Stated task
Include the line containing "const depot: [number, number]" and all lines before it, repeated exactly from the listing below, without pictures.
*****
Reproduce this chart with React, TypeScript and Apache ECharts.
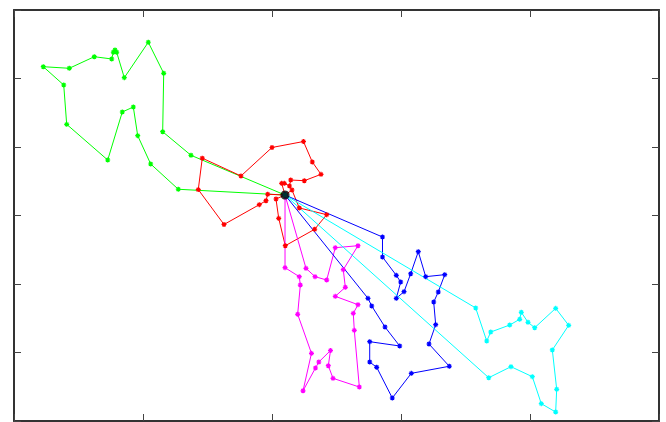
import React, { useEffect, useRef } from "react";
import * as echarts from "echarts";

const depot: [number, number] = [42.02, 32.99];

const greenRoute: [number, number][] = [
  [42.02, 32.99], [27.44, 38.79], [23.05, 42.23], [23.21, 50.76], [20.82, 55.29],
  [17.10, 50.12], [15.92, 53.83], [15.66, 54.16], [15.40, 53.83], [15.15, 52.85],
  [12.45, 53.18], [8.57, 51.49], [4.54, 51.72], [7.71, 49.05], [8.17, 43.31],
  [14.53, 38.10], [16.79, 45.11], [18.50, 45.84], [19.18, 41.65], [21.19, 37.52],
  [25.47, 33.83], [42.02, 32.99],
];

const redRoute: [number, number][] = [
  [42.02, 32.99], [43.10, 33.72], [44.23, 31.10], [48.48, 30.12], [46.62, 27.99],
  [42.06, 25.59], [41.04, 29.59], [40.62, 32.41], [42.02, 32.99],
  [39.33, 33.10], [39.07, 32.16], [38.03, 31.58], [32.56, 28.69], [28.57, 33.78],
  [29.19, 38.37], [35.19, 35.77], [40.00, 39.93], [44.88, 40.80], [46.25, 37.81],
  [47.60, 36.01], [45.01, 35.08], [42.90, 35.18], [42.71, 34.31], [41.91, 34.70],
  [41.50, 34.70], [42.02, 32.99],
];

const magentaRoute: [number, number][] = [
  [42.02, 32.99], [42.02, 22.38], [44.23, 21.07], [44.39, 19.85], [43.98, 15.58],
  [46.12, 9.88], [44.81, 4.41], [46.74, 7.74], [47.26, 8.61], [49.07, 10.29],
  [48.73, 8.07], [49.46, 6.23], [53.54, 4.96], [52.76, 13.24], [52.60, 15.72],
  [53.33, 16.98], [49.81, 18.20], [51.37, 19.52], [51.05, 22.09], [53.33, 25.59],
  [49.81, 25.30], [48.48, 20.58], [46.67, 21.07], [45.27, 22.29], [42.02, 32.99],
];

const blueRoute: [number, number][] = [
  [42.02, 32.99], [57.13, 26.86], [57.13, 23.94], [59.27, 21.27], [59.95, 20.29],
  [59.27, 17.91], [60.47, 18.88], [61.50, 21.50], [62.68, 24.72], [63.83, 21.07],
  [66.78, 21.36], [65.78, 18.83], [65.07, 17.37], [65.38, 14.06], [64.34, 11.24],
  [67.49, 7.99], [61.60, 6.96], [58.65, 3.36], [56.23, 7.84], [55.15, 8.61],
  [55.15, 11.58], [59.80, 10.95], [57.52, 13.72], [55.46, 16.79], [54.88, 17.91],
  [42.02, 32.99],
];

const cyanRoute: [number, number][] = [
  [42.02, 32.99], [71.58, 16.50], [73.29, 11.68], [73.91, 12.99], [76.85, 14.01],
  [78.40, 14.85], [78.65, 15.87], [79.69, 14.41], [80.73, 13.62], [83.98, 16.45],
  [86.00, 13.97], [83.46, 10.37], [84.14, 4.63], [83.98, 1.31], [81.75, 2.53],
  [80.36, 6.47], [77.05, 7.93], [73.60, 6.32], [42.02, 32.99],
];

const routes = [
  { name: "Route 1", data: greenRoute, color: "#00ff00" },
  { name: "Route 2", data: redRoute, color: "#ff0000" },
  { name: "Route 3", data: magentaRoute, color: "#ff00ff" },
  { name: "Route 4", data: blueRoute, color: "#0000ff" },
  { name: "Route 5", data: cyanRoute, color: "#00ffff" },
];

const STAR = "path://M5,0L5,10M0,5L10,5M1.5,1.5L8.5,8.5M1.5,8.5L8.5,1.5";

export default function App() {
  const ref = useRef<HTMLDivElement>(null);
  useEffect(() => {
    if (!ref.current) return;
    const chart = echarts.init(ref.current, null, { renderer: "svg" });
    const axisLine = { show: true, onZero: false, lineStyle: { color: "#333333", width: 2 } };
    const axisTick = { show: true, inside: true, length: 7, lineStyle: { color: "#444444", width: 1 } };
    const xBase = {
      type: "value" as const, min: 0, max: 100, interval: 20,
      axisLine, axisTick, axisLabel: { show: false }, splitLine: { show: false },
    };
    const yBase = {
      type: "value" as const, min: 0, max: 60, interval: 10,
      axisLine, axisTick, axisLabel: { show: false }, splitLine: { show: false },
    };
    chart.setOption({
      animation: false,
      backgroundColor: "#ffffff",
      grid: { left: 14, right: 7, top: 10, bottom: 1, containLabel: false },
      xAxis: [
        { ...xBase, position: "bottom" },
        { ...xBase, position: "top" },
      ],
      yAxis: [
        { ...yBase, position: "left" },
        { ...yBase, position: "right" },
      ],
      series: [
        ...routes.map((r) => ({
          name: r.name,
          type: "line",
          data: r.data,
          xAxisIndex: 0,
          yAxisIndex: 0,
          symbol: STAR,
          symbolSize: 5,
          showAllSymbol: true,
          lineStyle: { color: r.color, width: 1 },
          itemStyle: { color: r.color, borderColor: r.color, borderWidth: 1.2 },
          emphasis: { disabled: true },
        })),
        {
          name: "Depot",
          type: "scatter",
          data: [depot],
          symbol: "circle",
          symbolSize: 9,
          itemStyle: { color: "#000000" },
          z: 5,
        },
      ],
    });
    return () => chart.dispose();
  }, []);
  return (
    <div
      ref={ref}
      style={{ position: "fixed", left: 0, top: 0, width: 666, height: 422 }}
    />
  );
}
*****
Exercise response
Reproduce this chart with React, TypeScript and Apache ECharts.
import React, { useEffect, useRef } from "react";
import * as echarts from "echarts";

const depot: [number, number] = [42.02, 32.99];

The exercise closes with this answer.